> I knew an ISV that used mnemonic (purpose-oriented) names for register
equates
It's an interesting concept. Back in my earliest days of programming I saw
some IBM code that did that. It was horrible. 8-character names that only
some standards Nazi could love:
LR IEGHBZXA,IEHGHZYB
But I was fascinated by the idea and gave it a try, using more meaningful
names:
LA RECPTR,BUFFER
I decided I did not like it and did not continue. Assembler is assembler.
You can't get away from that. R1 has unique characteristics (TRT, system
macros, etc.) and you lose something if you obscure that you are dealing
with R1. It's not just a record pointer, it's R1.
Charles
-----Original Message-----
From: IBM Mainframe Assembler List [mailto:[email protected]]
On Behalf Of Paul Gilmartin
Sent: Thursday, April 20, 2017 5:33 PM
To: [email protected]
Subject: Re: CONVTOD Help
On 2017-04-20, at 17:22, Charles Mills wrote:
> Not sure what your question is?
>
> - Does using index registers as opposed to base registers hurt
performance?
> Maybe.
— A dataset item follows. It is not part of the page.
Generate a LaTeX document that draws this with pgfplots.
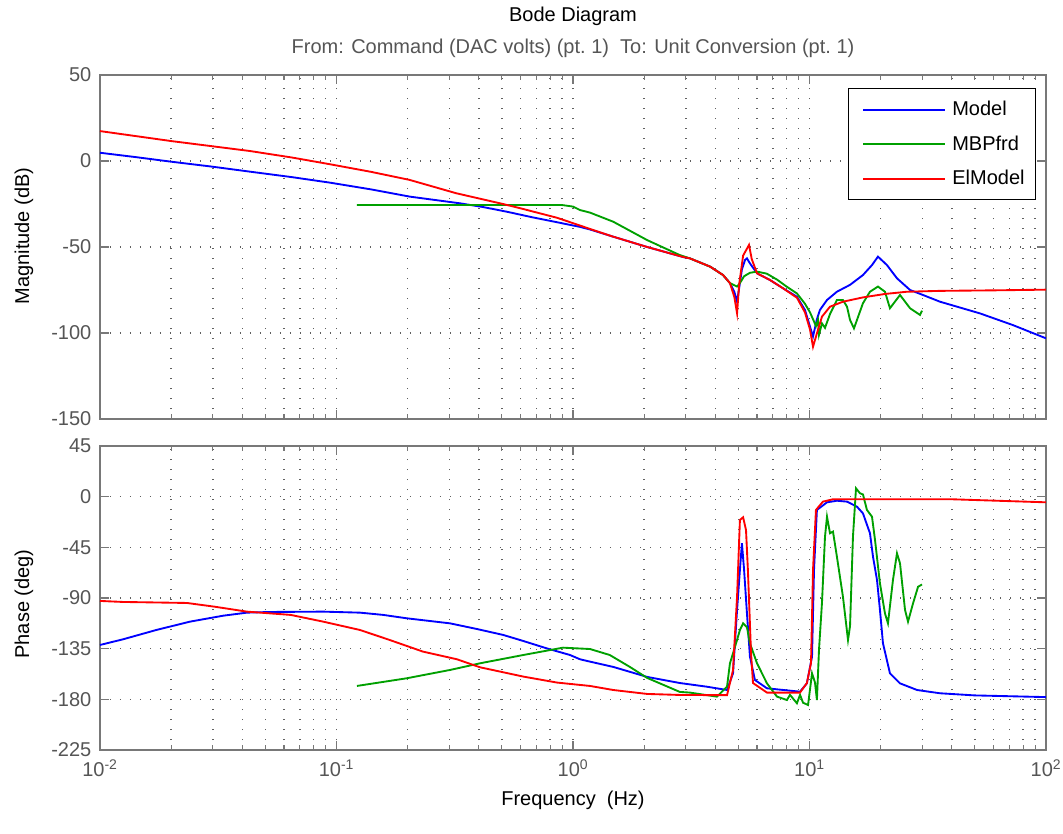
\documentclass[border=0pt]{standalone}
\usepackage{pgfplots}
\pgfplotsset{compat=1.18}
\usepackage{fontspec}
\setmainfont{Liberation Sans}
\definecolor{mblue}{RGB}{0,0,255}
\definecolor{mgreen}{RGB}{0,160,0}
\definecolor{mred}{RGB}{255,0,0}
\definecolor{axgray}{RGB}{120,120,120}
\definecolor{gridgray}{RGB}{95,95,95}
\definecolor{txtgray}{RGB}{85,85,85}
\newcommand{\fs}{\fontsize{15}{18}\selectfont}
\begin{document}
\begin{tikzpicture}
\path[use as bounding box] (0pt,0pt) rectangle (797.25pt,-624.75pt);
\node[font=\fs, black] at (429.75pt,-12.5pt) {Bode Diagram};
\node[font=\fs, txtgray] at (429.75pt,-36pt) {From: Command (DAC volts) (pt.~1)\ \ To: Unit Conversion (pt.~1)};
% ---------------- Magnitude ----------------
\begin{axis}[
  xmode=log, xmin=0.01, xmax=100,
  scale only axis, width=709.5pt, height=258pt,
  at={(75pt,-56.25pt)}, anchor=north west,
  axis line style={axgray, line width=1pt},
  every tick/.style={axgray, line width=0.8pt},
  major tick length=7pt, minor tick length=3.5pt,
  tick align=inside, tick pos=both,
  xmajorgrids, xminorgrids, ymajorgrids,
  major grid style={gridgray, dash pattern=on 1.1pt off 6.4pt, line width=1.1pt},
  minor grid style={gridgray, dash pattern=on 1.1pt off 6.4pt, line width=1.1pt},
  xtick={0.01,0.1,1,10,100},
  tick label style={txtgray, font=\fs},
  yticklabel style={xshift=-3pt},
  label style={font=\fs, black},
  ymin=-150, ymax=50, ytick={-150,-100,-50,0,50},
  yticklabels={-150,-100,-50,0,50}, xticklabels={},
  ylabel={Magnitude (dB)},
  ylabel style={at={(axis description cs:-0.0805,0.532)}, anchor=center},
  legend cell align=left,
  legend style={at={(1,1)}, anchor=north east, xshift=-7.5pt, yshift=-9.75pt,
    draw=black, line width=1.1pt, font=\fs, fill=white,
    row sep=9.5pt, inner xsep=6pt, inner ysep=7.5pt,
    /tikz/every odd column/.append style={column sep=3pt}},
  legend image code/.code={\path (-4.5pt,0pt); \draw[#1] (0pt,0pt) -- (61pt,0pt);},
]
\addplot[mblue, line width=1.4pt] coordinates {
(0.01,4.8) (0.0141,2.3) (0.02,-0.4) (0.0295,-3.2) (0.0431,-6.2) (0.065,-9.4)
(0.094,-12.6) (0.14,-16.5) (0.204,-20.7) (0.333,-24.6) (0.418,-26.8)
(0.526,-29.5) (0.677,-32.8) (0.856,-35.6) (1.07,-38.3) (1.18,-39.8)
(1.48,-44) (2.06,-50) (2.92,-55.8) (3.12,-56.6) (3.80,-61.4) (4.31,-66.3)
(4.61,-71) (4.81,-76) (4.94,-81.8) (5.04,-74) (5.18,-63) (5.34,-57.5) (5.44,-56.6)
(5.6,-59.5) (6.0,-65.3) (6.81,-69.2) (7.73,-74) (8.85,-78.9) (9.57,-86.6)
(10.05,-96.3) (10.35,-102) (10.75,-92) (11.07,-86.6) (11.86,-80.8) (13.06,-76)
(14.84,-72) (16.83,-66.3) (18.38,-60.5) (19.48,-55.6) (21.26,-60.5) (23.44,-68.2)
(26.62,-75) (30.2,-77.9) (35.63,-81.8) (52.6,-88.6) (72.5,-95.4) (100,-103.1)
};
\addlegendentry{Model}
\addplot[mgreen, line width=1.4pt] coordinates {
(0.122,-25.6) (0.5,-25.6) (0.9,-25.6) (1.0,-26.5) (1.07,-28.5) (1.18,-30)
(1.48,-35.3) (2.06,-46) (2.83,-54.7) (3.12,-56.6) (3.8,-61.4) (4.31,-66.3)
(4.61,-71) (4.94,-73) (5.08,-71) (5.29,-67) (5.6,-65) (6.0,-64.3) (6.6,-65.5)
(7.3,-69) (8.0,-73) (8.85,-77) (9.57,-83) (10.05,-88) (10.35,-92) (10.65,-96)
(10.86,-92.4) (10.97,-101) (11.29,-94.4) (11.63,-97) (12.21,-89) (13.06,-80.8)
(13.85,-80.8) (14.41,-84.7) (14.84,-92.4) (15.42,-97.3) (15.88,-92.4)
(16.83,-82.7) (18.02,-76) (19.48,-73) (20.85,-76) (21.89,-85.6) (24.14,-77.9)
(26.62,-85.6) (29.33,-89.5) (29.91,-87)
};
\addlegendentry{MBPfrd}
\addplot[mred, line width=1.4pt] coordinates {
(0.01,17.4) (0.02,11.6) (0.0431,5.8) (0.065,2) (0.094,-1.9) (0.14,-6.3)
(0.204,-11) (0.32,-18.7) (0.506,-25) (0.6,-27.5) (0.856,-33) (1.07,-37.5)
(1.18,-39.5) (1.48,-44) (2.06,-50) (2.92,-55.8) (3.12,-56.6) (3.80,-61.4)
(4.31,-66.3) (4.61,-71) (4.81,-79) (4.94,-88.6) (5.04,-72) (5.24,-55)
(5.55,-48.8) (5.7,-57) (6.0,-65.3) (6.81,-69.2) (7.73,-74) (8.85,-79.5)
(9.57,-88) (10.05,-98) (10.35,-108) (10.75,-100.2) (11.29,-90.5) (12.21,-84.7)
(13.85,-81.8) (16.83,-79.3) (20.85,-77.3) (25.84,-76) (35.63,-75.5) (60,-75.2)
(100,-74.8)
};
\addlegendentry{ElModel}
\end{axis}
% ---------------- Phase ----------------
\begin{axis}[
  xmode=log, xmin=0.01, xmax=100,
  scale only axis, width=709.5pt, height=228pt,
  at={(75pt,-334.5pt)}, anchor=north west,
  axis line style={axgray, line width=1pt},
  every tick/.style={axgray, line width=0.8pt},
  major tick length=7pt, minor tick length=3.5pt,
  tick align=inside, tick pos=both,
  xmajorgrids, xminorgrids, ymajorgrids,
  major grid style={gridgray, dash pattern=on 1.1pt off 6.4pt, line width=1.1pt},
  minor grid style={gridgray, dash pattern=on 1.1pt off 6.4pt, line width=1.1pt},
  xtick={0.01,0.1,1,10,100},
  tick label style={txtgray, font=\fs},
  yticklabel style={xshift=-3pt},
  xticklabel style={yshift=-4pt},
  label style={font=\fs, black},
  ymin=-225, ymax=45, ytick={-225,-180,-135,-90,-45,0,45},
  yticklabels={-225,-180,-135,-90,-45,0,45},
  xticklabels={10\textsuperscript{-2},10\textsuperscript{-1},10\textsuperscript{0},10\textsuperscript{1},10\textsuperscript{2}},
  ylabel={Phase (deg)},
  ylabel style={at={(axis description cs:-0.0805,0.48)}, anchor=center},
  xlabel={Frequency\ \ (Hz)},
  xlabel style={yshift=-4pt},
]
\addplot[mblue, line width=1.4pt] coordinates {
(0.01,-131.7) (0.0125,-126.7) (0.0173,-118.4) (0.024,-111) (0.0332,-105.7)
(0.0418,-103) (0.0524,-102.4) (0.0879,-102.1) (0.1257,-103) (0.1576,-105)
(0.198,-108) (0.302,-112.5) (0.392,-117.5) (0.507,-122.8) (0.617,-128.2)
(0.774,-134.7) (0.971,-140.6) (1.07,-144.4) (1.18,-146.5) (1.48,-151.2) (2.06,-160.1)
(2.83,-165.5) (3.69,-168.8) (4.48,-171.7) (4.75,-156.9) (4.94,-100.6)
(5.08,-65) (5.18,-41.4) (5.29,-65) (5.44,-103.6) (5.6,-142) (5.88,-162.8)
(6.61,-170.2) (9.12,-173.2) (9.75,-165.8) (10.25,-142) (10.45,-65) (10.75,-11.8)
(11.86,-5) (13.06,-3.6) (14.41,-4.4) (15.88,-8.9) (16.83,-14.8) (18.02,-32.5)
(18.56,-53.3) (19.30,-74) (19.86,-100.6) (20.45,-130.2) (21.89,-156.9)
(24.14,-165.8) (28.5,-171.7) (35.63,-174.6) (50,-176.5) (100,-178)
};
\addplot[mgreen, line width=1.4pt] coordinates {
(0.122,-168.1) (0.198,-161.3) (0.302,-153.9) (0.404,-148) (0.617,-140.6)
(0.907,-134.1) (1.18,-135.3) (1.43,-140.6) (1.74,-151.2) (2.06,-161)
(2.83,-173.4) (3.12,-174) (4.06,-177.6) (4.48,-168.7) (4.61,-148) (4.94,-127.3)
(5.08,-118.4) (5.24,-112.5) (5.44,-116) (5.60,-130.2) (6.0,-148) (6.61,-165.8)
(7.29,-177.6) (8.03,-180.6) (8.27,-176) (8.85,-183.5) (9.12,-176) (9.39,-183)
(9.86,-185) (10.25,-156.9) (10.55,-165) (10.75,-180.6) (10.97,-136) (11.29,-94.7)
(11.63,-35.5) (11.86,-17.8) (12.21,-32.5) (12.57,-31) (13.06,-53.3) (13.85,-88.8)
(14.55,-127.3) (14.84,-115) (15.27,-35.5) (15.73,7.4) (16.35,3) (16.83,2)
(17.50,-11.8) (18.38,-17.8) (18.93,-38.5) (19.86,-77) (20.85,-103.6)
(21.47,-112.5) (22.54,-74) (23.44,-50.3) (24.14,-59.2) (25.35,-100.6)
(26.10,-111) (27.41,-94.7) (28.78,-80) (29.91,-78)
};
\addplot[mred, line width=1.4pt] coordinates {
(0.01,-92.6) (0.0125,-93.5) (0.0233,-94.4) (0.0305,-97.7) (0.0418,-102.1)
(0.064,-105) (0.0879,-111) (0.1257,-118.4) (0.168,-127.3) (0.232,-137.6)
(0.323,-144.4) (0.404,-151.5) (0.617,-159.8) (0.856,-165.1) (1.18,-168.1)
(1.48,-171.7) (2.06,-175.2) (2.83,-176.1)
(4.48,-176.3) (4.75,-154) (4.94,-88.8) (5.08,-20.7) (5.24,-18.3) (5.39,-29.6)
(5.49,-65) (5.66,-139) (5.77,-165.5) (6.61,-174) (9.12,-174) (9.75,-165.5)
(10.15,-147.7) (10.35,-65) (10.65,-11.8) (11.40,-4.4) (12.57,-2.3) (40,-2.3)
(60,-3.5) (100,-5)
};
\end{axis}
\end{tikzpicture}
\end{document}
Who knows anymore. "It depends." They don't help. They also add
> an astonishment factor if you ever end up in AR mode.
>
Oops.
> - Is there an AGI instruction? I don't think so, but there is an AGFI.
> What is the relevance here?
>
Address Generation Interlock. One of the great problems that must be
countered in the 21st Century is that there are only
17576 TLAs. (Not "Texas/Tennessee Library Association".)
> Yes, if you had minimum wage for every hour that programmers have
> spent defining their own register equates you could retire AND buy
> yourself a z13 to play with. I don't think IBM provides an official
> and generic set of equates but IIRC there is one in TCPIP.SEZACMAC.
>
And there seems to be SYS1.MACLIB(YREGS). And *JES3*(IATYREGS) ...
When ARs were invented IBM added calls to IATYREGS to several
JES3 macros. IATYREGS contains conditional assembly code to disable itself
on every invocation after the first. But the register equates in IATYREGS
conflicted with several equates in our own register macro. I suggested to
the developer most affected that she add similar bypass code using the same
SET symbol to our register macro. She disliked the idea (NIH?
Misuse of IBM's SET symbol?) and did something different.
I don't remember precisely what.
But as the z grows in complexity, the hazard of using IBM's register macro
grows correspondingly, Prefixing? Probably not,
> Yes, if you really wanted to make life H3ll on your successors you
> could use
>
> R0 EQU 5
> R1 EQU 2
> etc.
>
I knew an ISV that used mnemonic (purpose-oriented) names for register
equates. I believe their domain name is for sale.